1. Syncrude's bitumen processing plant is not accessible, though it is visible from the highway. Apparently, there are plans to move the highway so that the road past Syncrude will be a private road.

2. The area near Syncrude was excavated long ago. This sandy expanse was formerly a pit, 800 feet deep. After the tar sands (consisting of a 15 ft layer) were removed, the pit was filled in with the excess sands. If you go anywhere near it, the oily smell is enough to make one dizzy and provoke a mild headache. Nothing lives or grows there. Massive tailing ponds--filled with water and chemical waste--are nearby, but not visible.

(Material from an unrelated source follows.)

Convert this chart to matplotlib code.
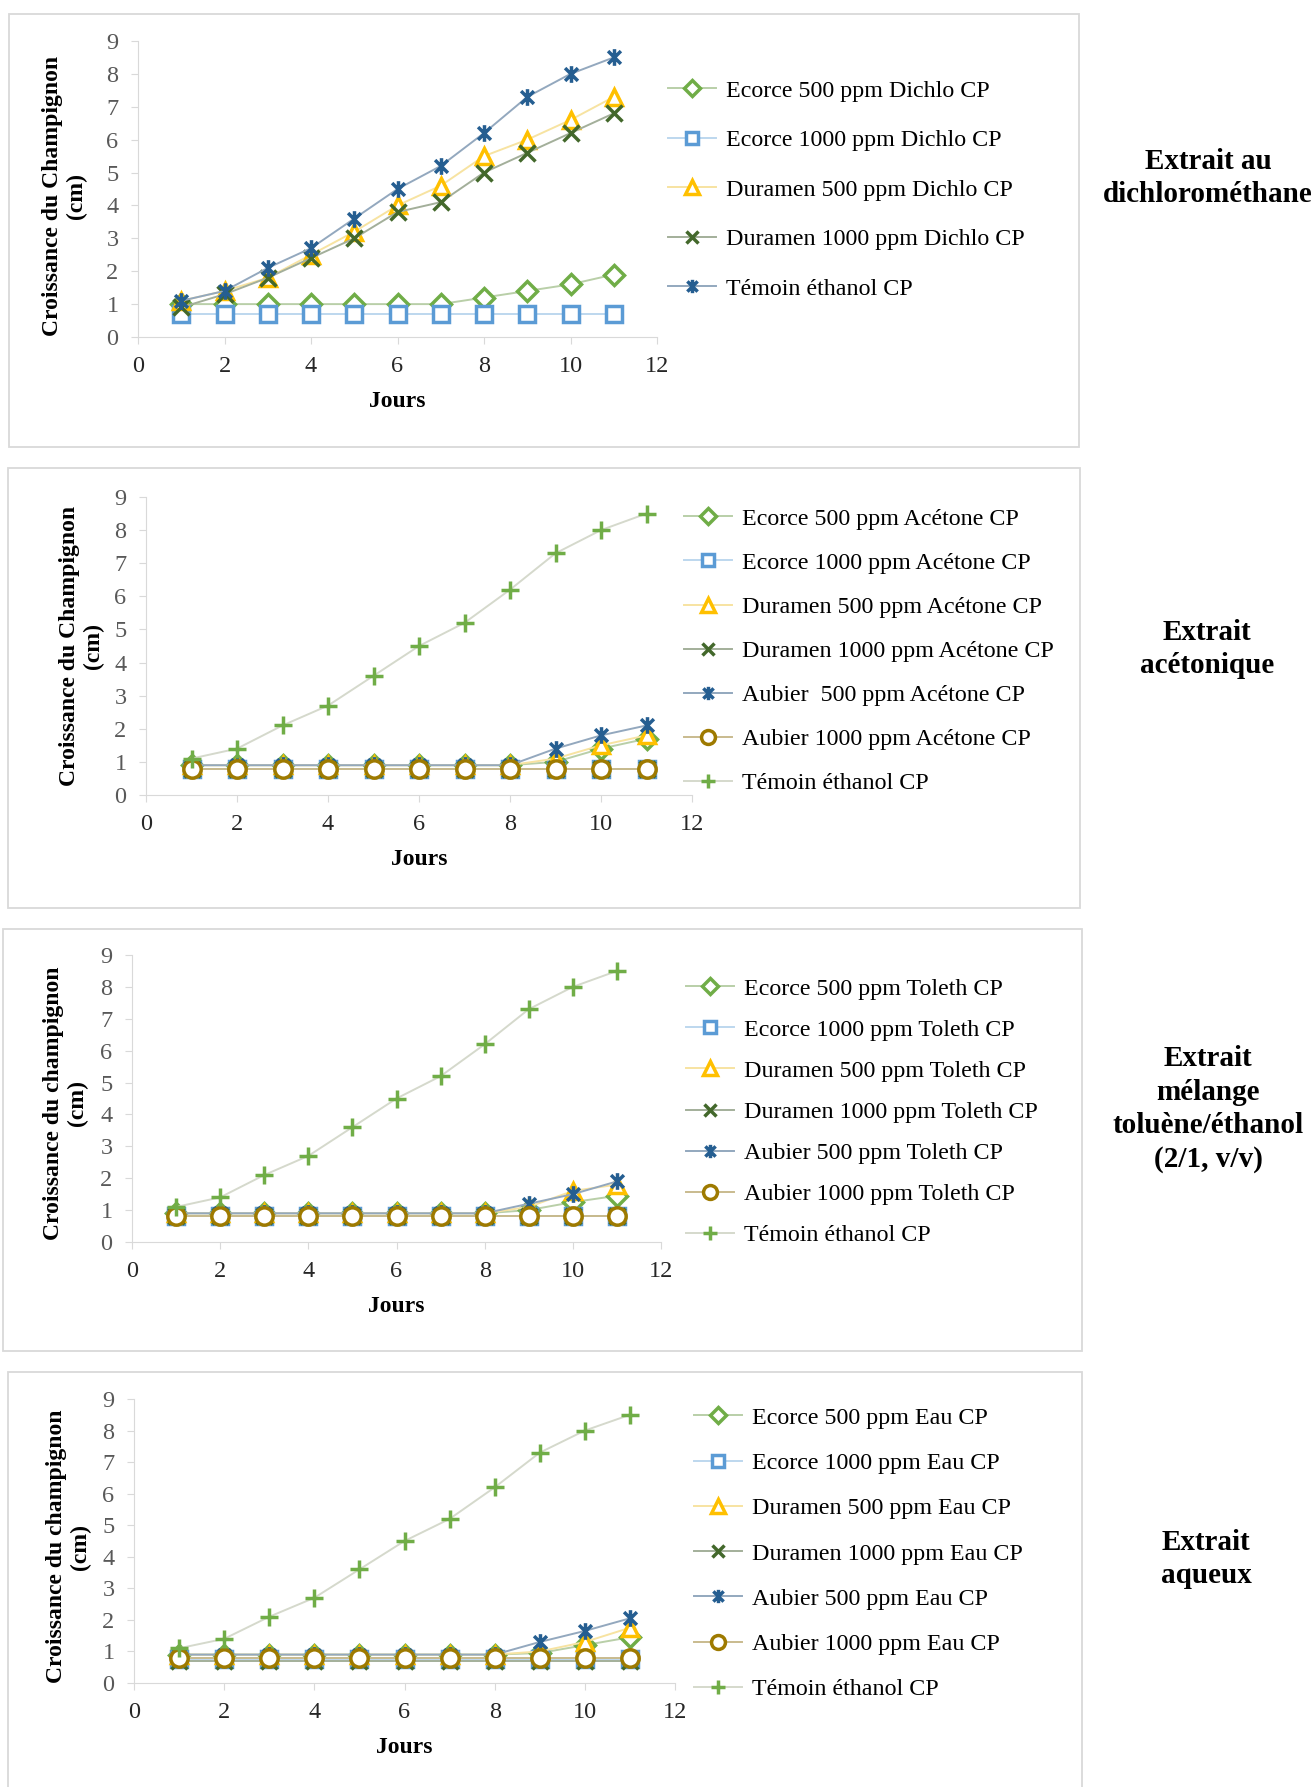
import matplotlib.pyplot as plt
from matplotlib.path import Path
from matplotlib.patches import Rectangle

plt.rcParams['font.family'] = ['Liberation Serif', 'DejaVu Serif']

jours = [1, 2, 3, 4, 5, 6, 7, 8, 9, 10, 11]
temoin = [1.1, 1.4, 2.1, 2.7, 3.6, 4.5, 5.2, 6.2, 7.3, 8.0, 8.5]

# dichloromethane
dichlo_ecorce_500 = [1.0, 1.0, 1.0, 1.0, 1.0, 1.0, 1.0, 1.2, 1.4, 1.6, 1.9]
dichlo_ecorce_1000 = [0.7, 0.7, 0.7, 0.7, 0.7, 0.7, 0.7, 0.7, 0.7, 0.7, 0.7]
dichlo_duramen_500 = [1.1, 1.4, 1.8, 2.5, 3.2, 4.0, 4.6, 5.5, 6.0, 6.6, 7.3]
dichlo_duramen_1000 = [0.9, 1.3, 1.8, 2.4, 3.0, 3.8, 4.1, 5.0, 5.6, 6.2, 6.8]

# acetone
acet_ecorce_500 = [0.9, 0.9, 0.9, 0.9, 0.9, 0.9, 0.9, 0.9, 1.0, 1.4, 1.7]
acet_ecorce_1000 = [0.8, 0.8, 0.8, 0.8, 0.8, 0.8, 0.8, 0.8, 0.8, 0.8, 0.8]
acet_duramen_500 = [0.9, 0.9, 0.9, 0.9, 0.9, 0.9, 0.9, 0.9, 1.1, 1.5, 1.8]
acet_duramen_1000 = [0.8, 0.8, 0.8, 0.8, 0.8, 0.8, 0.8, 0.8, 0.8, 0.8, 0.8]
acet_aubier_500 = [0.9, 0.9, 0.9, 0.9, 0.9, 0.9, 0.9, 0.9, 1.4, 1.8, 2.1]
acet_aubier_1000 = [0.8, 0.8, 0.8, 0.8, 0.8, 0.8, 0.8, 0.8, 0.8, 0.8, 0.8]

# toluene/ethanol
tol_ecorce_500 = [0.9, 0.9, 0.9, 0.9, 0.9, 0.9, 0.9, 0.9, 1.0, 1.25, 1.45]
tol_ecorce_1000 = [0.8, 0.8, 0.8, 0.8, 0.8, 0.8, 0.8, 0.8, 0.8, 0.8, 0.8]
tol_duramen_500 = [0.9, 0.9, 0.9, 0.9, 0.9, 0.9, 0.9, 0.9, 1.1, 1.6, 1.8]
tol_duramen_1000 = [0.8, 0.8, 0.8, 0.8, 0.8, 0.8, 0.8, 0.8, 0.8, 0.8, 0.8]
tol_aubier_500 = [0.9, 0.9, 0.9, 0.9, 0.9, 0.9, 0.9, 0.9, 1.2, 1.5, 1.9]
tol_aubier_1000 = [0.8, 0.8, 0.8, 0.8, 0.8, 0.8, 0.8, 0.8, 0.8, 0.8, 0.8]

# eau
eau_ecorce_500 = [0.9, 0.9, 0.9, 0.9, 0.9, 0.9, 0.9, 0.9, 0.95, 1.2, 1.45]
eau_ecorce_1000 = [0.75, 0.75, 0.75, 0.75, 0.75, 0.75, 0.75, 0.75, 0.75, 0.75, 0.75]
eau_duramen_500 = [0.9, 0.9, 0.9, 0.9, 0.9, 0.9, 0.9, 0.9, 1.0, 1.3, 1.75]
eau_duramen_1000 = [0.7, 0.7, 0.7, 0.7, 0.7, 0.7, 0.7, 0.7, 0.7, 0.7, 0.7]
eau_aubier_500 = [0.9, 0.9, 0.9, 0.9, 0.9, 0.9, 0.9, 0.9, 1.3, 1.65, 2.05]
eau_aubier_1000 = [0.8, 0.8, 0.8, 0.8, 0.8, 0.8, 0.8, 0.8, 0.8, 0.8, 0.8]

W, H = 1316, 1787
fig = plt.figure(figsize=(W / 100, H / 100), dpi=100)

STAR = Path([(-1, -1), (1, 1), (-1, 1), (1, -1), (0, -1.3), (0, 1.3)],
            [Path.MOVETO, Path.LINETO, Path.MOVETO, Path.LINETO, Path.MOVETO, Path.LINETO])

styles = {
    'ec500': dict(marker='D', ms=10, mfc='white', mec='#70AD47', color='#B9CFA8'),
    'ec1000': dict(marker='s', ms=11.5, mfc='white', mec='#5B9BD5', color='#BDD7EE'),
    'du500': dict(marker='^', ms=12, mfc='white', mec='#FFC000', color='#F7E3A1'),
    'du1000': dict(marker='x', ms=11, mec='#43682B', color='#A3AF9A'),
    'au500': dict(marker=STAR, ms=12, mec='#255E91', color='#93A8BE'),
    'au1000': dict(marker='o', ms=12.5, mfc='white', mec='#9E7A00', color='#C9BB8E'),
    'plus': dict(marker='+', ms=13, mec='#70AD47', color='#D5D9CC'),
}


def frame(x0, y0, x1, y1):
    fig.add_artist(Rectangle((x0 / W, 1 - y1 / H), (x1 - x0) / W, (y1 - y0) / H,
                             transform=fig.transFigure, fill=False, ec='#D9D9D9', lw=1.3))


def make_axes(x0, x12, y0, y9, ylabel, lab_x, lab_y):
    ax = fig.add_axes([x0 / W, 1 - y0 / H, (x12 - x0) / W, (y0 - y9) / H])
    ax.set_xlim(0, 12)
    ax.set_ylim(0, 9)
    ax.set_xticks(range(0, 13, 2))
    ax.set_yticks(range(10))
    for s in ['top', 'right']:
        ax.spines[s].set_visible(False)
    for s in ['left', 'bottom']:
        ax.spines[s].set_color('#D9D9D9')
    ax.tick_params(colors='#D9D9D9', labelcolor='#595959', labelsize=17.5, length=5, pad=9)
    ax.tick_params(axis='x', labelcolor='#262626')
    ax.set_xlabel('Jours', fontsize=17, fontweight='bold', labelpad=10)
    ax.text(lab_x, lab_y, ylabel, transform=ax.transAxes, rotation=90, ha='center',
            va='center', multialignment='center', fontsize=17, fontweight='bold',
            linespacing=1.2)
    return ax


def draw(ax, series, legend_xy, spacing):
    for label, values, key in series:
        ax.plot(jours, values, label=label, lw=1.4, mew=2.5, **styles[key])
    ax.legend(loc='upper left', bbox_to_anchor=(legend_xy[0] / W, 1 - legend_xy[1] / H),
              bbox_transform=fig.transFigure, frameon=False, fontsize=17.3,
              handlelength=2.0, handletextpad=0.4, labelspacing=spacing,
              borderpad=0, borderaxespad=0, markerscale=0.8)


# panel 1
frame(9, 14, 1079, 447)
ax1 = make_axes(138, 657, 337, 41, 'Croissance du Champignon\n(cm)', -0.141, 0.476)
draw(ax1, [
    ('Ecorce 500 ppm Dichlo CP', dichlo_ecorce_500, 'ec500'),
    ('Ecorce 1000 ppm Dichlo CP', dichlo_ecorce_1000, 'ec1000'),
    ('Duramen 500 ppm Dichlo CP', dichlo_duramen_500, 'du500'),
    ('Duramen 1000 ppm Dichlo CP', dichlo_duramen_1000, 'du1000'),
    ('Témoin éthanol CP', temoin, 'au500'),
], (668, 80), 1.15)

# panel 2
frame(8, 468, 1080, 908)
ax2 = make_axes(146, 692, 795, 497, 'Croissance du Champignon\n(cm)', -0.118, 0.5)
draw(ax2, [
    ('Ecorce 500 ppm Acétone CP', acet_ecorce_500, 'ec500'),
    ('Ecorce 1000 ppm Acétone CP', acet_ecorce_1000, 'ec1000'),
    ('Duramen 500 ppm Acétone CP', acet_duramen_500, 'du500'),
    ('Duramen 1000 ppm Acétone CP', acet_duramen_1000, 'du1000'),
    ('Aubier  500 ppm Acétone CP', acet_aubier_500, 'au500'),
    ('Aubier 1000 ppm Acétone CP', acet_aubier_1000, 'au1000'),
    ('Témoin éthanol CP', temoin, 'plus'),
], (684, 508), 0.925)

# panel 3
frame(3, 929, 1082, 1351)
ax3 = make_axes(132, 661, 1242, 955, 'Croissance du champignon\n(cm)', -0.126, 0.484)
draw(ax3, [
    ('Ecorce 500 ppm Toleth CP', tol_ecorce_500, 'ec500'),
    ('Ecorce 1000 ppm Toleth CP', tol_ecorce_1000, 'ec1000'),
    ('Duramen 500 ppm Toleth CP', tol_duramen_500, 'du500'),
    ('Duramen 1000 ppm Toleth CP', tol_duramen_1000, 'du1000'),
    ('Aubier 500 ppm Toleth CP', tol_aubier_500, 'au500'),
    ('Aubier 1000 ppm Toleth CP', tol_aubier_1000, 'au1000'),
    ('Témoin éthanol CP', temoin, 'plus'),
], (686, 978), 0.80)

# panel 4
frame(8, 1372, 1082, 1800)
ax4 = make_axes(134, 675, 1683, 1399, 'Croissance du champignon\n(cm)', -0.121, 0.48)
draw(ax4, [
    ('Ecorce 500 ppm Eau CP', eau_ecorce_500, 'ec500'),
    ('Ecorce 1000 ppm Eau CP', eau_ecorce_1000, 'ec1000'),
    ('Duramen 500 ppm Eau CP', eau_duramen_500, 'du500'),
    ('Duramen 1000 ppm Eau CP', eau_duramen_1000, 'du1000'),
    ('Aubier 500 ppm Eau CP', eau_aubier_500, 'au500'),
    ('Aubier 1000 ppm Eau CP', eau_aubier_1000, 'au1000'),
    ('Témoin éthanol CP', temoin, 'plus'),
], (694, 1407), 0.975)

side = [
    ('Extrait au\ndichlorométhane', 1208, 178),
    ('Extrait\nacétonique', 1207, 649),
    ('Extrait\nmélange\ntoluène/éthanol\n(2/1, v/v)', 1208, 1109),
    ('Extrait\naqueux', 1206, 1559),
]
for txt, x, y in side:
    fig.text(x / W, 1 - y / H, txt, ha='center', va='center', fontsize=21,
             fontweight='bold', linespacing=1.3)

fig.savefig('out.png', dpi=100, facecolor='white')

3. Before the land above the tar sands can be removed (they call it "overburden"), the trees on top of it have to be removed. Very little is visible from the road, but once you venture into the forbidden zone, you can see hundreds of piles of slash and logs like these. It's the first step in removing the biosphere to get to the cruder stuff beneath.

4. Tens of thousands of tar sands workers live in barracks like this. More on that later.

5. "Heavy Haulers," which would put any monster truck to shame are used to haul the tar sands out of the interminable pits. The trucks pictured can haul 400 tonnes at a time.

Speaking to tar sands workers is a strange exercise in processing contradictions. These folks are making $30, $40 and $50 per hour, often bringing home upwards of $100,000 a year. But if you ask them what they think, the responses are surprising. In the same breath that they talk about the money they're making, workers (men and women) will say things like "it's a mess, it's a huge mess" and even "it's a crime against humanity".

So it's sort of hard to prepare yourself to see what's actually out there.

It's also hard to see what's actually out there. The land that's being mined is publicly owned, but leased by Syncrude, Suncor and others, and we've been told by a number of sources that folks who venture in will end up with trespassing charges, a seized camera and even a police escort off of the premises. In this case, the premises are--potentially--the size of the state of Florida.

It's hard to get photos like some of those above, but some kind strangers helped us into a few... normally inaccessible areas. What remains off limits to the public is far greater still.

One cannot go wrong overestimating the size of the massive, gargantuan, epic area that will be logged, dug up, emptied of its bitumen, and left as a vast, empty expanse. As the New York Times put it, a "moonscape."